For demonstration purposes, we use in the rest of this presentation a small corpus of 19 documents dealing with crude oil which appeared in the Reuters newswire in 1987, and is included in the classic Reuters 21578 data set (already used in tm examples). This small set of articles provides a good illustration of the typical analysis of a press corpus9. The corpus is shipped with the tm.plugin.factiva package in the Factiva XML format with its meta-data; the location of this file on your system can be found using the following command provided you have installed the package:
system.file("texts", "reut21578-factiva.xml", package = "tm.plugin.factiva")
You can also download it directly from: http://r-temis.r-forge.r-project.org/texts/reuters21578-factiva.xml.
To import the file as a corpus, use the
Text mining
\(\to\)Import corpus...
menu, select
Factiva XML or HTML file(s)
for source, choose “English (en)” as the
language of the corpus, and enable stopwords removal by checking the
corresponding box; we leave other options to their default values
(Figure 2).

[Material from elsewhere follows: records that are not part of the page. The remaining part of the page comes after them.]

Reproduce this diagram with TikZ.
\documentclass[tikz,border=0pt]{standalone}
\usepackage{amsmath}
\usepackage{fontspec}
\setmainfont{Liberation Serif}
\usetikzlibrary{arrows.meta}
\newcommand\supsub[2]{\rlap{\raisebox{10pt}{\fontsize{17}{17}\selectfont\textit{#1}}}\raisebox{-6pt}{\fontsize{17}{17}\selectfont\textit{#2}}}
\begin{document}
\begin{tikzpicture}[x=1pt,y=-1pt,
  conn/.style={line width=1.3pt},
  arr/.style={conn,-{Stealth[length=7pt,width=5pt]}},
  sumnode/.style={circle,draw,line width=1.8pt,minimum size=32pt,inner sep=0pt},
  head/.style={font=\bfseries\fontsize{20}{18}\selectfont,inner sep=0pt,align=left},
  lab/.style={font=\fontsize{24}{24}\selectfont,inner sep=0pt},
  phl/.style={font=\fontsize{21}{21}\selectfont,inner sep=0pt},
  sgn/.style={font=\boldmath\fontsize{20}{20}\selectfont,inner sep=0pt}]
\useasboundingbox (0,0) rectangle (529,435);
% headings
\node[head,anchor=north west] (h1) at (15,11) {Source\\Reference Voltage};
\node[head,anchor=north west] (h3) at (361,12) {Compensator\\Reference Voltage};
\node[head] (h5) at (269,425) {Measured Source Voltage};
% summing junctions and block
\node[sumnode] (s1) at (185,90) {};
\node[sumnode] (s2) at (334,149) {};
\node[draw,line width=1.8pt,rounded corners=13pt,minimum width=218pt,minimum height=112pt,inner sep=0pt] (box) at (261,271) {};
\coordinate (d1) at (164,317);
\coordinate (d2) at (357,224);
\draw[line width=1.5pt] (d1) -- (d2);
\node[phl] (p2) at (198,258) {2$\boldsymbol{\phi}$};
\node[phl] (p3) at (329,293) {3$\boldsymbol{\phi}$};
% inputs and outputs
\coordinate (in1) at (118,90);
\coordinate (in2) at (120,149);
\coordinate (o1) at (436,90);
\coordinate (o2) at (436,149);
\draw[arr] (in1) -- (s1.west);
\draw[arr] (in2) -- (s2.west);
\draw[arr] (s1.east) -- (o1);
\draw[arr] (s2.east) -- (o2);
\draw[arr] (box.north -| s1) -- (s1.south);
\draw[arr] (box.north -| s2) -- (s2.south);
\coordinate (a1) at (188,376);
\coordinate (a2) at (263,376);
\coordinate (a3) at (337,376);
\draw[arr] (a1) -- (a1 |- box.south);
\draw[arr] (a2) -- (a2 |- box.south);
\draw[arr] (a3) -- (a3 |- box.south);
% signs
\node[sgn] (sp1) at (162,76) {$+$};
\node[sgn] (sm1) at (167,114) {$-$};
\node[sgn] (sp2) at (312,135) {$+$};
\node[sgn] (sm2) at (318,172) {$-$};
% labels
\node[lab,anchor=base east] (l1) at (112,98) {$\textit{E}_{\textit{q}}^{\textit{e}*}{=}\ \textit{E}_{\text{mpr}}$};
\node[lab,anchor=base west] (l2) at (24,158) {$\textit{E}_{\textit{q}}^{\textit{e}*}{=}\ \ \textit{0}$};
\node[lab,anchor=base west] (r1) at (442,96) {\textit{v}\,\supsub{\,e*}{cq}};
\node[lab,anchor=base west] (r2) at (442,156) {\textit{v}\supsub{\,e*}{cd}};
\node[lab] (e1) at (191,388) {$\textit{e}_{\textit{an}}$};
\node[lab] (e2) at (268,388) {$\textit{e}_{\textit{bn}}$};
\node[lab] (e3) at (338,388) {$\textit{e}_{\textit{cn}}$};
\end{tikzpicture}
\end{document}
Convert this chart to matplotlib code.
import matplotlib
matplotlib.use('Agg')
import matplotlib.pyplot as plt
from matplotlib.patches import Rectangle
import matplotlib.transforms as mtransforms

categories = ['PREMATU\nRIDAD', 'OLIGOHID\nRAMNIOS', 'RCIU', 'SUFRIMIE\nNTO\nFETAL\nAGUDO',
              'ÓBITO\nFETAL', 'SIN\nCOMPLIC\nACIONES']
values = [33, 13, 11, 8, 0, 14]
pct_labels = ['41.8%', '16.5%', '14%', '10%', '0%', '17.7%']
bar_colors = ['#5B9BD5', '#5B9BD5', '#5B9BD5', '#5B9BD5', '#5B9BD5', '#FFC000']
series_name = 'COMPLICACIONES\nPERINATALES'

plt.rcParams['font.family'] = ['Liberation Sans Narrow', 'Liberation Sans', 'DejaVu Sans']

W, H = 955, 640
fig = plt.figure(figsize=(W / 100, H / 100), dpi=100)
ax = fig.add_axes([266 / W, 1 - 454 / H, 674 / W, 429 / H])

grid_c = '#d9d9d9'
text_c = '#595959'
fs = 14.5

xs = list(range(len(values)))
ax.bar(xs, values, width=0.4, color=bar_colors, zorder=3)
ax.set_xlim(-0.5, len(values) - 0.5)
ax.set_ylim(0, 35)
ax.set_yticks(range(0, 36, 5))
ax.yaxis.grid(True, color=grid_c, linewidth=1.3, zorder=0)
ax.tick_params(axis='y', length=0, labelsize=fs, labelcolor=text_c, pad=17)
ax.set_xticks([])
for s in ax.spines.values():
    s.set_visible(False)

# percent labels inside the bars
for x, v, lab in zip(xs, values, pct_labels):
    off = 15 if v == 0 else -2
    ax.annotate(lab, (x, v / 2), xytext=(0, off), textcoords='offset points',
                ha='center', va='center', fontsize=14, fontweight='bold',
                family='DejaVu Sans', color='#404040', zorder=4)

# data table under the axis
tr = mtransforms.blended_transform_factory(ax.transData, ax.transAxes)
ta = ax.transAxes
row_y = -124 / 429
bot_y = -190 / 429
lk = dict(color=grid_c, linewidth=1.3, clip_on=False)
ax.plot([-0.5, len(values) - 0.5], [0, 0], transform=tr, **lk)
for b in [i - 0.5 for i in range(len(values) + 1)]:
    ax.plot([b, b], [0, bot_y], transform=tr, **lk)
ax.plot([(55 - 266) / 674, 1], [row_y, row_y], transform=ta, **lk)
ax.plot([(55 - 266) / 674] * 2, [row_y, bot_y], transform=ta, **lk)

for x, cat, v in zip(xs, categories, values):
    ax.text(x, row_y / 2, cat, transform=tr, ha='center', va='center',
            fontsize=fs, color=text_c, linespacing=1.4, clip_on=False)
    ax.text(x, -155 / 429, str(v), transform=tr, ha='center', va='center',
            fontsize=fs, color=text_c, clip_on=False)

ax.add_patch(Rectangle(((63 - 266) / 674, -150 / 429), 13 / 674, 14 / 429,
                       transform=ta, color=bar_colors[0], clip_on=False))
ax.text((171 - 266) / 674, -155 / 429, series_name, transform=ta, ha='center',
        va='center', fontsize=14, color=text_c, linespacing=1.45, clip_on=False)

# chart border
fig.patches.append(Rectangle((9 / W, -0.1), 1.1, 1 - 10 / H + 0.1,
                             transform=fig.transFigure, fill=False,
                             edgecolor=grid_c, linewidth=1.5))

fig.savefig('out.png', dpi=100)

Then click OK
: dialogs will allow you to
select the file (reut21578-factiva.xml
) and the variables to retain
(we will use “Date”, but you may also retain other variables), and the
import phase will be run. You can then check the raw contents
(i.e. not affected by processing operations) of the corpus using the
Show current corpus
menu item, and see the corpus’ words, their
stemmed form and their number of occurrences using the
Terms dictionary
\(\to\)Sorted by number of occurrences
menu
(Figure 1).
Because RcmdrPlugin.temis aims at providing users with a complete text
mining solution, it provides dialog boxes to compute simple statistics
not directly related to lexical analysis, but that we consider useful to
explore the composition of a corpus. The Distribution of documents
sub-menu allows creating one- and two-way tables from meta-data
variables, and optionally plots the result. This sub-menu also makes it
possible to plot time series representing the number of documents over
time, using a single curve, or one curve for each level of a variable;
as an option, the rolling mean can be computed over a configurable time
window. This feature is based on packages
zoo
(Zeileis and Grothendieck 2005) for computations and
lattice
(Sarkar 2008) for plotting, which means the generated code can
easily be extended by users for custom representations if needed. It is
especially useful for corpora imported directly from Factiva or Twitter,
which contain date and time information that can prove of high value for
the study of the timing of media cycles.
The Descriptive analysis of vocabulary
menu introduces us to tasks
more oriented towards text analysis per se. As a first preview of our
corpus, we can print the most frequent terms and their number of
occurrences, for the whole corpus as well as for each level of a
variable.
A slightly more sophisticated information is provided by the
Terms specific of levels...
dialog: this feature reports terms whose
observed frequency in each level is either too high or too low compared
to what would be expected given the documents’ lengths and the global
distribution of terms in the corpus. p-values based on an hypergeometric
distribution give the probability of observing such an extreme number of
occurrences in the level under the independence hypothesis; the sign of
t-values can be used to identify positive (printed first) and negative
(printed last) associations.
% Term/Level | % Level/Term | Global % | Level | Global | t value | Prob. | |
---|---|---|---|---|---|---|---|
post | 2.0 | 67 | 0.58 | 8 | 12 | 3.3 | 0.0004 |
demand | 1.3 | 71 | 0.34 | 5 | 7 | 2.7 | 0.0038 |
analyst | 1.5 | 60 | 0.48 | 6 | 10 | 2.6 | 0.0051 |
product | 1.8 | 50 | 0.68 | 7 | 14 | 2.4 | 0.0091 |
contract | 1.0 | 67 | 0.29 | 4 | 6 | 2.2 | 0.0145 |
compani | 1.3 | 56 | 0.43 | 5 | 9 | 2.1 | 0.0163 |
crude | 2.5 | 38 | 1.26 | 10 | 26 | 2.1 | 0.0172 |
meet | 1.8 | 44 | 0.77 | 7 | 16 | 2.0 | 0.0212 |
saudi | 0.0 | 0 | 1.06 | 0 | 22 | \(-\)2.4 | 0.0089 |
kuwait | 0.0 | 0 | 0.92 | 0 | 19 | \(-\)2.1 | 0.0170 |
The printed output (cf. Table 1) also provides several descriptive statistics: the share of all occurrences of all terms in the level that is accounted for by the corresponding term (“% Term/Level”), the share of the occurrences of the term that happen in the level rather than elsewhere in the corpus (“% Level/Term”), the share of the term in all occurrences of all terms in the whole corpus (“Global %”), and finally the absolute number of occurrences of the term in the level and in the corpus.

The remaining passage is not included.